The Red Queen’s grandson, Prince Jalan Kendeth—drinker, gambler, seducer of women—is one who can see The Silent Sister. Tenth in line for the throne and content with his role as a minor royal, he pretends that the hideous crone is not there. But war is coming. Witnesses claim an undead army is on the march, and the Red Queen has called on her family to defend the realm. Jal thinks it’s all a rumor—nothing that will affect him—but he is wrong.
After escaping a death trap set by the Silent Sister, Jal finds his fate magically intertwined with a fierce Norse warrior. As the two undertake a journey across the Empire to undo the spell, encountering grave dangers, willing women, and an upstart prince named Jorg Ancrath along the way, Jalan gradually catches a glimmer of the truth: he and the Norseman are but pieces in a game, part of a series of moves in the long war—and the Red Queen controls the board. (Summary from Goodreads) Amazon
Fair warning, I got this book as a Goodreads giveaway. Free books always make me a little more favourable although the fact that the cover was already a little bent and battered when I opened the package didn’t impress me. I expected a new book. Still, it was free.
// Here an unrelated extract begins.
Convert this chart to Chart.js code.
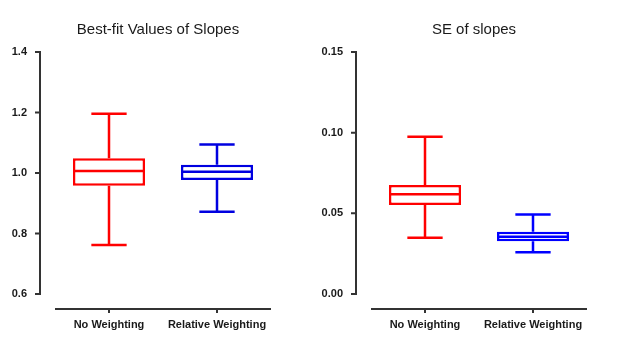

When I first started reading this book, I started off not particularly liking or rooting for the main character. A self-professed ladies man who was more interested in wine, gambling and escaping from the consequences of his decisions than anything particularly interesting. I had to remind myself that a main character can develop and grow from first appearance so I stuck with it. The fact that he kept getting crap thrown his way (literally sometimes) helped as well.
The plot was interesting. Took a little while to get into it but interesting all the same. Sometimes I think it got so impressed with how many twists and turns in the plot that it didn’t seem to realise that I wasn’t following all the twists. I did enjoy it but if you asked me to recount the plot to you right now, there would be some massive holes.
The world building was excellent. It was a mix of fantasy and historical with Vikings appearing even as the society seemed to be more suited for the 14th century but all set in different countries. There was just the perfect mix of telling the reader enough information so we weren’t lost but not too much that it was one big info dump. The world I managed to follow with no problems at all.
There was one big drawback to the ending I felt. Apart from the frankly depressing ending for Snorri, I really didn’t like what the Lawrence did with Jal. All of his character development seemed to be washed away because the demonic voic in his head persuades him that he doesn’t need to change? Now I’m not objecting to the demonic voice part, that was one of my favourite twists even though I’m still not sure on how, but the fact that with a couple of sentences Jal forgets why he wanted to change his ways in the first place. I wouldn’t like him to change completely, him freely admitting he was a coward even when he kept getting mistaken for brave was the best part of his character for me, but come on. And I have a sneaky suspicion that it’s because the Lawrence wants us to read the other books in the series.
I feel like I’m being harsh in my review here because I did enjoy the book and probably would recommend it. The characters were really interesting even if I wished there were more women in it that weren’t love (or should I say lust) interests or dead. The Red Queen was one off the top of my head, the Silent Sister the other, but even Jal’s cousin got the leering, sex object treatment. His cousin.
I’m going to say three stars. It just doesn’t quite get up to four stars for me.